François de la Poype, fils du héros de l'Union soviétique Roland de la Poype, a expliqué que son père avait raconté les événements de la guerre de nombreuses années après son achèvement, lorsque les enfants étaient adultes et en mesure de comprendre l'ensemble du contexte de cette époque et pourquoi le pilote français était allé se battre en Russie. « Je considère désormais la démarche de mon père comme quelque chose d'exceptionnel. Nous avons lu avec grand intérêt ses mémoires, qu'il a publiés en partie. Malheureusement, nous avons peu de photos de cette époque à la maison », a déclaré François de la Poype.
De gauche à droite : Waché Valin, fille du général d'armée aérienne de la France libre Martial Valin, François de la Poype, fils du héros de l'Union soviétique Roland de la Poype, Hélène Pouyade, fille du Général Pierre Pouyade qui a commandé l'escadrille du 17 juillet 1943 au 12 décembre 1944.
L'escadrille (transformé plus tard en régiment) Normandie-Niémen comptait également des Russes descendants d'émigrés. « Immédiatement après la fin de mes études médicales, mon père, dont les parents avaient quitté Kiev pour la France après la révolution, a rejoint le général de Gaulle et le général Valin, pour entrer dans l'escadrille », raconte Sylvie De Bellabre-Lebedinsky, fille de Georges Lebedinsky, médecin du Normandie-Niémen. « Il voulait faire quelque chose pour la France qui l'avait adopté. Il a fait toute la guerre et est mort il y a 16 ans. Il m'a raconté peu de choses, je ne savais presque rien sur sa famille qui était restée à Kiev, c'est vraiment dommage », confie la fille de l'intrépide chirurgien militaire.
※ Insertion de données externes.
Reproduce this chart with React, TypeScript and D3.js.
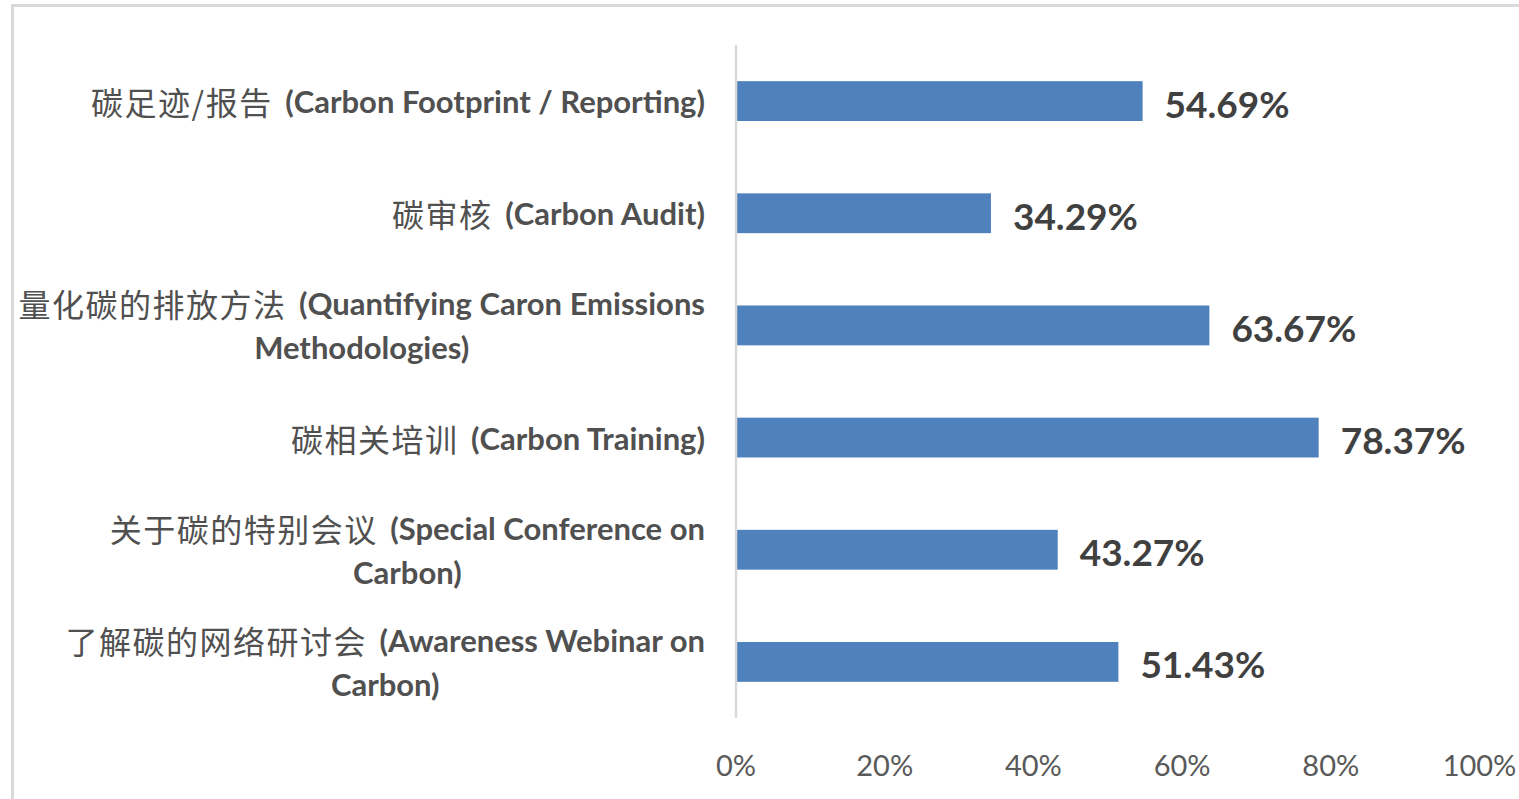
import { useRef, useEffect } from 'react'
import * as d3 from 'd3'

// category labels, each one split into the lines it shows on
const categories: string[][] = [
  ['碳足迹/报告 (Carbon Footprint / Reporting)'],
  ['碳审核 (Carbon Audit)'],
  ['量化碳的排放方法 (Quantifying Caron Emissions', 'Methodologies)'],
  ['碳相关培训 (Carbon Training)'],
  ['关于碳的特别会议 (Special Conference on', 'Carbon)'],
  ['了解碳的网络研讨会 (Awareness Webinar on', 'Carbon)'],
]
const values = [54.69, 34.29, 63.67, 78.37, 43.27, 51.43]
const ticks = [0, 20, 40, 60, 80, 100]

const CJK = "'Noto Sans CJK SC', sans-serif"
const LATIN = "Lato, 'Noto Sans', sans-serif"

function renderChart(container: SVGSVGElement | null) {
  if (container === null) return

  const width = 1519
  const height = 799
  const labelRight = 705

  const svg = d3.select(container)
  svg.selectAll('*').remove()
  svg.attr('width', width).attr('height', height)

  svg.append('rect').attr('width', width).attr('height', height).attr('fill', '#fff')

  // chart frame (left + top edges visible)
  svg.append('path')
    .attr('d', `M12.5,${height} V5.5 H${width}`)
    .attr('fill', 'none')
    .attr('stroke', '#d9d9d9')
    .attr('stroke-width', 3)

  const x = d3.scaleLinear().domain([0, 100]).range([736, 1479.5])
  const y = d3.scaleBand<number>()
    .domain(d3.range(values.length))
    .range([45, 718])
    .paddingInner(0.645)
    .paddingOuter(0.3225)

  svg.selectAll('rect.bar')
    .data(values)
    .enter().append('rect')
    .attr('class', 'bar')
    .attr('x', x(0))
    .attr('y', (d, i) => y(i)!)
    .attr('width', d => x(d) - x(0))
    .attr('height', y.bandwidth())
    .attr('fill', '#4f81bd')

  // vertical axis line
  svg.append('line')
    .attr('x1', x(0)).attr('x2', x(0))
    .attr('y1', 45).attr('y2', 718)
    .attr('stroke', '#d9d9d9')
    .attr('stroke-width', 2.5)

  // value labels
  svg.selectAll('text.value')
    .data(values)
    .enter().append('text')
    .attr('class', 'value')
    .attr('x', d => x(d) + 22)
    .attr('y', (d, i) => y(i)! + y.bandwidth() / 2 + 2)
    .attr('dominant-baseline', 'central')
    .attr('font-family', LATIN)
    .attr('font-weight', 'bold')
    .attr('font-size', 37)
    .attr('fill', '#404040')
    .text(d => d.toFixed(2) + '%')

  // x tick labels
  svg.selectAll('text.tick')
    .data(ticks)
    .enter().append('text')
    .attr('class', 'tick')
    .attr('x', d => x(d))
    .attr('y', 764)
    .attr('text-anchor', 'middle')
    .attr('dominant-baseline', 'central')
    .attr('font-family', LATIN)
    .attr('font-size', 29)
    .attr('fill', '#595959')
    .text(d => d + '%')

  // category labels: block right-aligned, lines centred inside it
  categories.forEach((lines, i) => {
    const cy = y(i)! + y.bandwidth() / 2
    const g = svg.append('g')
    const texts = lines.map((line, j) => {
      const t = g.append('text')
        .attr('y', cy + (j - (lines.length - 1) / 2) * 44)
        .attr('dominant-baseline', 'central')
        .attr('text-anchor', 'middle')
        .attr('fill', '#505050')
      line.split(/([\u4e00-\u9fff][\u4e00-\u9fff/]*[\u4e00-\u9fff])/).filter(s => s.length).forEach((part, k) => {
        const cjk = /[\u4e00-\u9fff]/.test(part)
        t.append('tspan')
          .attr('dx', !cjk && k > 0 ? 5 : 0)
          .attr('font-family', cjk ? CJK : LATIN)
          .attr('font-weight', cjk ? 'normal' : 'bold')
          .attr('font-size', cjk ? 32 : 31)
          .attr('letter-spacing', cjk ? 1.5 : 0)
          .text(part)
      })
      return t
    })
    const widest = d3.max(texts, t => (t.node() as SVGTextElement).getBBox().width) || 0
    texts.forEach(t => t.attr('x', labelRight - widest / 2))
  })
}

export default function App() {
  const chartRef = useRef<SVGSVGElement>(null)
  useEffect(() => {
    renderChart(chartRef.current)
  })
  return (
    <svg ref={chartRef} style={{ position: 'absolute', left: 0, top: 0 }} />
  )
}
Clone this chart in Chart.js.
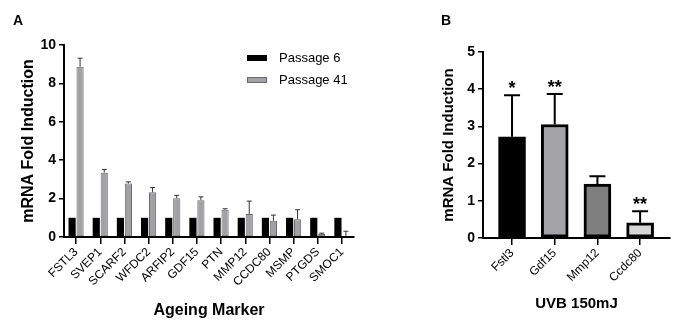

Elle a ajouté que les personnes ayant fait la guerre en parlaient très peu aux autres, ils avaient tant souffert qu'ils ne la remémoraient qu'entre anciens combattants. « Nous, leurs enfants, avons aujourd'hui l'impression que nous faisons partie de cette grande famille héroïque qui a été très solidaire même après la guerre », a-t-elle déclaré.
Alain Fages, ancien médecin, est passionné par l'histoire militaire. C'est une sorte de base de données vivante répertoriant les informations sur toutes les personnes associées à l'escadrille héroïque. Dans ses archives, on a retrouvé une drôle d'histoire concernant le médecin Georges Lebedinsky. Un jour, alors qu'il devait rendre visite à un patient, il s'est envolé sur le biplan U-2 conduit par le pilote Jacques André. A l'atterrissage, le pilote a eu les jambes bloquées sous le tableau de bord en raison d'un mouvement brusque de l'appareil. Georges, qui avait sur son uniforme l'insigne de médecin, a demandé au premier de ses confrères rencontré: « Vous avez une scie? » « Septique ou aseptique? », a demandé en réponse son collègue russe.
Bien sûr, il y a surtout eu des épisodes tragiques dans l'histoire du médecin militaire. Pierre Leroux, cousin du Général Pierre Pouyade, qui a commandé l'escadrille du 17 juillet 1943 au 12 décembre 1944, observe avec admiration et tristesse: « Voler dans les conditions climatiques de la Russie dans des avions non chauffés quand vous avez 20 ans... Ils atterrissaient, buvaient une tasse de thé pour se réchauffer, et de nouveau repartaient vers le ciel. C’est absolument terrifiant, ce qu’ils ont fait ! D’ailleurs, la moitié est partie, ils sont morts ». Pierre Leroux dirige l'association réunissant membres de la famille des participants de l'escadron, et plus tard du régiment Normandie-Niémen. Il constate avec regret qu'on ne connaît pas bien en France l'histoire de l'escadrille, et que « les Français n’ont pas cette culture des souvenirs, si tenace chez les Russes, par rapport à la Seconde Guerre mondiale ».